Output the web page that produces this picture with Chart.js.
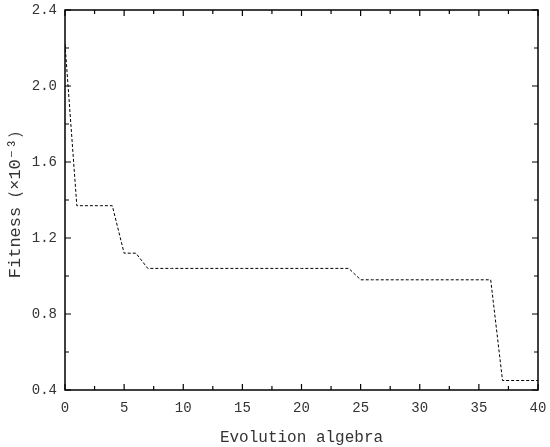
<!DOCTYPE html>
<html>
<head>
<meta charset="utf-8">
<script src="https://cdn.jsdelivr.net/npm/chart.js@4/dist/chart.umd.min.js"></script>
<style>
  html, body { margin: 0; padding: 0; background: #fff; }
  #c { display: block; }
</style>
</head>
<body>
<canvas id="c" width="550" height="447"></canvas>
<script>
// Generations (x) and best fitness values (×10^-3)
const generations = [0,1,2,3,4,5,6,7,8,9,10,11,12,13,14,15,16,17,18,19,20,21,22,23,24,25,26,27,28,29,30,31,32,33,34,35,36,37,38,39,40];
const fitness = [2.22,1.37,1.37,1.37,1.37,1.12,1.12,1.04,1.04,1.04,1.04,1.04,1.04,1.04,1.04,1.04,1.04,1.04,1.04,1.04,1.04,1.04,1.04,1.04,1.04,0.98,0.98,0.98,0.98,0.98,0.98,0.98,0.98,0.98,0.98,0.98,0.98,0.45,0.45,0.45,0.45];
const xTicks = [0,5,10,15,20,25,30,35,40];
const yTicks = [0.4,0.8,1.2,1.6,2.0,2.4];
const xTitle = 'Evolution algebra';
const yTitle = 'Fitness\uFF08\u00D710\u207B\u00B3\uFF09';

const FONT = "'Liberation Mono', 'DejaVu Sans Mono', monospace";

const framePlugin = {
  id: 'frame',
  afterDraw(chart) {
    const ctx = chart.ctx;
    const a = chart.chartArea;
    const xs = chart.scales.x, ys = chart.scales.y;
    ctx.save();
    ctx.strokeStyle = '#000';
    ctx.lineWidth = 1.5;
    ctx.strokeRect(a.left, a.top, a.right - a.left, a.bottom - a.top);
    ctx.lineWidth = 1.2;
    const major = 6, minor = 4;
    ctx.beginPath();
    for (let i = 0; i < xTicks.length; i++) {
      const px = xs.getPixelForValue(xTicks[i]);
      ctx.moveTo(px, a.bottom); ctx.lineTo(px, a.bottom - major);
      ctx.moveTo(px, a.top); ctx.lineTo(px, a.top + major);
      if (i < xTicks.length - 1) {
        const mx = xs.getPixelForValue((xTicks[i] + xTicks[i+1]) / 2);
        ctx.moveTo(mx, a.bottom); ctx.lineTo(mx, a.bottom - minor);
        ctx.moveTo(mx, a.top); ctx.lineTo(mx, a.top + minor);
      }
    }
    for (let i = 0; i < yTicks.length; i++) {
      const py = ys.getPixelForValue(yTicks[i]);
      ctx.moveTo(a.left, py); ctx.lineTo(a.left + major, py);
      ctx.moveTo(a.right, py); ctx.lineTo(a.right - major, py);
      if (i < yTicks.length - 1) {
        const my = ys.getPixelForValue((yTicks[i] + yTicks[i+1]) / 2);
        ctx.moveTo(a.left, my); ctx.lineTo(a.left + minor, my);
        ctx.moveTo(a.right, my); ctx.lineTo(a.right - minor, my);
      }
    }
    ctx.stroke();
    ctx.restore();
  }
};

new Chart(document.getElementById('c'), {
  type: 'line',
  data: {
    labels: generations,
    datasets: [{
      data: generations.map((g, i) => ({x: g, y: fitness[i]})),
      borderColor: '#000',
      borderWidth: 1,
      borderDash: [3, 2],
      pointRadius: 0,
      tension: 0,
      fill: false
    }]
  },
  options: {
    responsive: false,
    animation: false,
    devicePixelRatio: 1,
    layout: { padding: { top: 10, right: 12, left: 0, bottom: 0 } },
    plugins: { legend: { display: false }, tooltip: { enabled: false } },
    scales: {
      x: {
        type: 'linear',
        min: 0, max: 40,
        afterBuildTicks(s) { s.ticks = xTicks.map(v => ({value: v})); },
        afterFit(s) { s.height = 57; s.paddingLeft = 0; s.paddingRight = 0; },
        grid: { display: false, drawTicks: false },
        border: { display: false },
        ticks: {
          color: '#333',
          font: { family: FONT, size: 14 },
          padding: 10,
          maxRotation: 0,
          callback: v => String(v)
        },
        title: {
          display: true,
          text: xTitle,
          color: '#333',
          font: { family: FONT, size: 16 },
          padding: { top: 2, bottom: 0 }
        }
      },
      y: {
        type: 'linear',
        min: 0.4, max: 2.4,
        afterBuildTicks(s) { s.ticks = yTicks.map(v => ({value: v})); },
        afterFit(s) { s.width = 65; s.paddingTop = 0; s.paddingBottom = 0; },
        grid: { display: false, drawTicks: false },
        border: { display: false },
        ticks: {
          color: '#333',
          font: { family: FONT, size: 14 },
          padding: 8,
          callback: v => Number(v).toFixed(1)
        },
        title: {
          display: true,
          text: yTitle,
          color: '#333',
          font: { family: FONT, size: 17 },
          padding: { top: 5, bottom: 0 }
        }
      }
    }
  },
  plugins: [framePlugin]
});
</script>
</body>
</html>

#### Direction:
Copy the listing over exactly, skipping the pictures it holds.

#### Correct response:
Output the web page that produces this picture with Chart.js.
<!DOCTYPE html>
<html>
<head>
<meta charset="utf-8">
<script src="https://cdn.jsdelivr.net/npm/chart.js@4/dist/chart.umd.min.js"></script>
<style>
  html, body { margin: 0; padding: 0; background: #fff; }
  #c { display: block; }
</style>
</head>
<body>
<canvas id="c" width="550" height="447"></canvas>
<script>
// Generations (x) and best fitness values (×10^-3)
const generations = [0,1,2,3,4,5,6,7,8,9,10,11,12,13,14,15,16,17,18,19,20,21,22,23,24,25,26,27,28,29,30,31,32,33,34,35,36,37,38,39,40];
const fitness = [2.22,1.37,1.37,1.37,1.37,1.12,1.12,1.04,1.04,1.04,1.04,1.04,1.04,1.04,1.04,1.04,1.04,1.04,1.04,1.04,1.04,1.04,1.04,1.04,1.04,0.98,0.98,0.98,0.98,0.98,0.98,0.98,0.98,0.98,0.98,0.98,0.98,0.45,0.45,0.45,0.45];
const xTicks = [0,5,10,15,20,25,30,35,40];
const yTicks = [0.4,0.8,1.2,1.6,2.0,2.4];
const xTitle = 'Evolution algebra';
const yTitle = 'Fitness\uFF08\u00D710\u207B\u00B3\uFF09';

const FONT = "'Liberation Mono', 'DejaVu Sans Mono', monospace";

const framePlugin = {
  id: 'frame',
  afterDraw(chart) {
    const ctx = chart.ctx;
    const a = chart.chartArea;
    const xs = chart.scales.x, ys = chart.scales.y;
    ctx.save();
    ctx.strokeStyle = '#000';
    ctx.lineWidth = 1.5;
    ctx.strokeRect(a.left, a.top, a.right - a.left, a.bottom - a.top);
    ctx.lineWidth = 1.2;
    const major = 6, minor = 4;
    ctx.beginPath();
    for (let i = 0; i < xTicks.length; i++) {
      const px = xs.getPixelForValue(xTicks[i]);
      ctx.moveTo(px, a.bottom); ctx.lineTo(px, a.bottom - major);
      ctx.moveTo(px, a.top); ctx.lineTo(px, a.top + major);
      if (i < xTicks.length - 1) {
        const mx = xs.getPixelForValue((xTicks[i] + xTicks[i+1]) / 2);
        ctx.moveTo(mx, a.bottom); ctx.lineTo(mx, a.bottom - minor);
        ctx.moveTo(mx, a.top); ctx.lineTo(mx, a.top + minor);
      }
    }
    for (let i = 0; i < yTicks.length; i++) {
      const py = ys.getPixelForValue(yTicks[i]);
      ctx.moveTo(a.left, py); ctx.lineTo(a.left + major, py);
      ctx.moveTo(a.right, py); ctx.lineTo(a.right - major, py);
      if (i < yTicks.length - 1) {
        const my = ys.getPixelForValue((yTicks[i] + yTicks[i+1]) / 2);
        ctx.moveTo(a.left, my); ctx.lineTo(a.left + minor, my);
        ctx.moveTo(a.right, my); ctx.lineTo(a.right - minor, my);
      }
    }
    ctx.stroke();
    ctx.restore();
  }
};

new Chart(document.getElementById('c'), {
  type: 'line',
  data: {
    labels: generations,
    datasets: [{
      data: generations.map((g, i) => ({x: g, y: fitness[i]})),
      borderColor: '#000',
      borderWidth: 1,
      borderDash: [3, 2],
      pointRadius: 0,
      tension: 0,
      fill: false
    }]
  },
  options: {
    responsive: false,
    animation: false,
    devicePixelRatio: 1,
    layout: { padding: { top: 10, right: 12, left: 0, bottom: 0 } },
    plugins: { legend: { display: false }, tooltip: { enabled: false } },
    scales: {
      x: {
        type: 'linear',
        min: 0, max: 40,
        afterBuildTicks(s) { s.ticks = xTicks.map(v => ({value: v})); },
        afterFit(s) { s.height = 57; s.paddingLeft = 0; s.paddingRight = 0; },
        grid: { display: false, drawTicks: false },
        border: { display: false },
        ticks: {
          color: '#333',
          font: { family: FONT, size: 14 },
          padding: 10,
          maxRotation: 0,
          callback: v => String(v)
        },
        title: {
          display: true,
          text: xTitle,
          color: '#333',
          font: { family: FONT, size: 16 },
          padding: { top: 2, bottom: 0 }
        }
      },
      y: {
        type: 'linear',
        min: 0.4, max: 2.4,
        afterBuildTicks(s) { s.ticks = yTicks.map(v => ({value: v})); },
        afterFit(s) { s.width = 65; s.paddingTop = 0; s.paddingBottom = 0; },
        grid: { display: false, drawTicks: false },
        border: { display: false },
        ticks: {
          color: '#333',
          font: { family: FONT, size: 14 },
          padding: 8,
          callback: v => Number(v).toFixed(1)
        },
        title: {
          display: true,
          text: yTitle,
          color: '#333',
          font: { family: FONT, size: 17 },
          padding: { top: 5, bottom: 0 }
        }
      }
    }
  },
  plugins: [framePlugin]
});
</script>
</body>
</html>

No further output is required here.